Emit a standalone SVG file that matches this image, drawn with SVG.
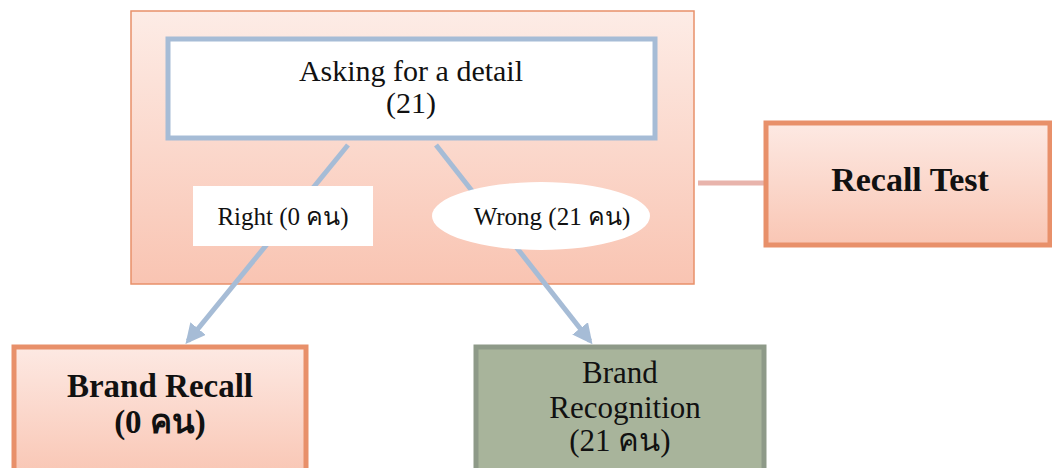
<svg xmlns="http://www.w3.org/2000/svg" width="1052" height="468" viewBox="0 0 1052 468">
<defs>
<linearGradient id="gOuter" x1="0" y1="0" x2="0" y2="1">
<stop offset="0" stop-color="#fdece6"/>
<stop offset="1" stop-color="#f9c4b2"/>
</linearGradient>
<linearGradient id="gBox" x1="0" y1="0" x2="0" y2="1">
<stop offset="0" stop-color="#fde9e3"/>
<stop offset="1" stop-color="#f9c6b4"/>
</linearGradient>
<marker id="arr" viewBox="0 0 10 10" refX="8" refY="5" markerWidth="4" markerHeight="4" orient="auto" markerUnits="strokeWidth">
<path d="M0,0 L10,5 L0,10 Z" fill="#a6bcd6"/>
</marker>
<style>
.t{font-family:"Liberation Serif","Times New Roman",serif;fill:#111;text-anchor:middle}
.b{font-weight:bold}
.conn{stroke:#a6bcd6;stroke-width:5;fill:none}
</style>
</defs>
<rect width="1052" height="468" fill="#ffffff"/>
<g id="outer">
<rect x="131" y="11" width="563" height="273" fill="url(#gOuter)" stroke="#e8906a" stroke-width="1.5"/>
</g>
<g id="connectors">
<line x1="698" y1="183" x2="765" y2="183" stroke="#e8b4ac" stroke-width="5"/>
<line class="conn" x1="348" y1="145" x2="188" y2="341" marker-end="url(#arr)"/>
<line class="conn" x1="436" y1="145" x2="590" y2="341" marker-end="url(#arr)"/>
</g>
<g id="asking">
<rect x="168" y="39" width="487" height="99" fill="#ffffff" stroke="#a6bcd6" stroke-width="5"/>
<text class="t" x="411" y="81" font-size="30">Asking for a detail</text>
<text class="t" x="411" y="113" font-size="30">(21)</text>
</g>
<g id="right-label">
<rect x="193" y="186" width="180" height="60" fill="#ffffff"/>
<text class="t" x="283" y="225" font-size="25">Right (0 คน)</text>
</g>
<g id="wrong-label">
<ellipse cx="541" cy="216" rx="109" ry="34" fill="#ffffff"/>
<text class="t" x="552" y="225" font-size="25">Wrong (21 คน)</text>
</g>
<g id="recall-test">
<rect x="766" y="123" width="284" height="122" fill="url(#gBox)" stroke="#e8906a" stroke-width="5"/>
<text class="t b" x="910" y="191" font-size="34">Recall Test</text>
</g>
<g id="brand-recall">
<rect x="14" y="347" width="292" height="130" fill="url(#gBox)" stroke="#e8906a" stroke-width="5"/>
<text class="t b" x="160" y="397" font-size="33">Brand Recall</text>
<text class="t b" x="160" y="433" font-size="33" fill="#333">(0 คน)</text>
</g>
<g id="brand-recognition">
<rect x="476" y="347" width="288" height="130" fill="#a8b49b" stroke="#8e9a88" stroke-width="5"/>
<text class="t" x="620" y="383" font-size="31" fill="#444">Brand</text>
<text class="t" x="625" y="418" font-size="31" fill="#444">Recognition</text>
<text class="t" x="620" y="451" font-size="31" fill="#444">(21 คน)</text>
</g>
</svg>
^^^^^^^^^^^^^^^^
» Work to do
The pictures should not be reproduced; quote all of the other material exactly.

» Solution to this exercise
Emit a standalone SVG file that matches this image, drawn with SVG.
<svg xmlns="http://www.w3.org/2000/svg" width="1052" height="468" viewBox="0 0 1052 468">
<defs>
<linearGradient id="gOuter" x1="0" y1="0" x2="0" y2="1">
<stop offset="0" stop-color="#fdece6"/>
<stop offset="1" stop-color="#f9c4b2"/>
</linearGradient>
<linearGradient id="gBox" x1="0" y1="0" x2="0" y2="1">
<stop offset="0" stop-color="#fde9e3"/>
<stop offset="1" stop-color="#f9c6b4"/>
</linearGradient>
<marker id="arr" viewBox="0 0 10 10" refX="8" refY="5" markerWidth="4" markerHeight="4" orient="auto" markerUnits="strokeWidth">
<path d="M0,0 L10,5 L0,10 Z" fill="#a6bcd6"/>
</marker>
<style>
.t{font-family:"Liberation Serif","Times New Roman",serif;fill:#111;text-anchor:middle}
.b{font-weight:bold}
.conn{stroke:#a6bcd6;stroke-width:5;fill:none}
</style>
</defs>
<rect width="1052" height="468" fill="#ffffff"/>
<g id="outer">
<rect x="131" y="11" width="563" height="273" fill="url(#gOuter)" stroke="#e8906a" stroke-width="1.5"/>
</g>
<g id="connectors">
<line x1="698" y1="183" x2="765" y2="183" stroke="#e8b4ac" stroke-width="5"/>
<line class="conn" x1="348" y1="145" x2="188" y2="341" marker-end="url(#arr)"/>
<line class="conn" x1="436" y1="145" x2="590" y2="341" marker-end="url(#arr)"/>
</g>
<g id="asking">
<rect x="168" y="39" width="487" height="99" fill="#ffffff" stroke="#a6bcd6" stroke-width="5"/>
<text class="t" x="411" y="81" font-size="30">Asking for a detail</text>
<text class="t" x="411" y="113" font-size="30">(21)</text>
</g>
<g id="right-label">
<rect x="193" y="186" width="180" height="60" fill="#ffffff"/>
<text class="t" x="283" y="225" font-size="25">Right (0 คน)</text>
</g>
<g id="wrong-label">
<ellipse cx="541" cy="216" rx="109" ry="34" fill="#ffffff"/>
<text class="t" x="552" y="225" font-size="25">Wrong (21 คน)</text>
</g>
<g id="recall-test">
<rect x="766" y="123" width="284" height="122" fill="url(#gBox)" stroke="#e8906a" stroke-width="5"/>
<text class="t b" x="910" y="191" font-size="34">Recall Test</text>
</g>
<g id="brand-recall">
<rect x="14" y="347" width="292" height="130" fill="url(#gBox)" stroke="#e8906a" stroke-width="5"/>
<text class="t b" x="160" y="397" font-size="33">Brand Recall</text>
<text class="t b" x="160" y="433" font-size="33" fill="#333">(0 คน)</text>
</g>
<g id="brand-recognition">
<rect x="476" y="347" width="288" height="130" fill="#a8b49b" stroke="#8e9a88" stroke-width="5"/>
<text class="t" x="620" y="383" font-size="31" fill="#444">Brand</text>
<text class="t" x="625" y="418" font-size="31" fill="#444">Recognition</text>
<text class="t" x="620" y="451" font-size="31" fill="#444">(21 คน)</text>
</g>
</svg>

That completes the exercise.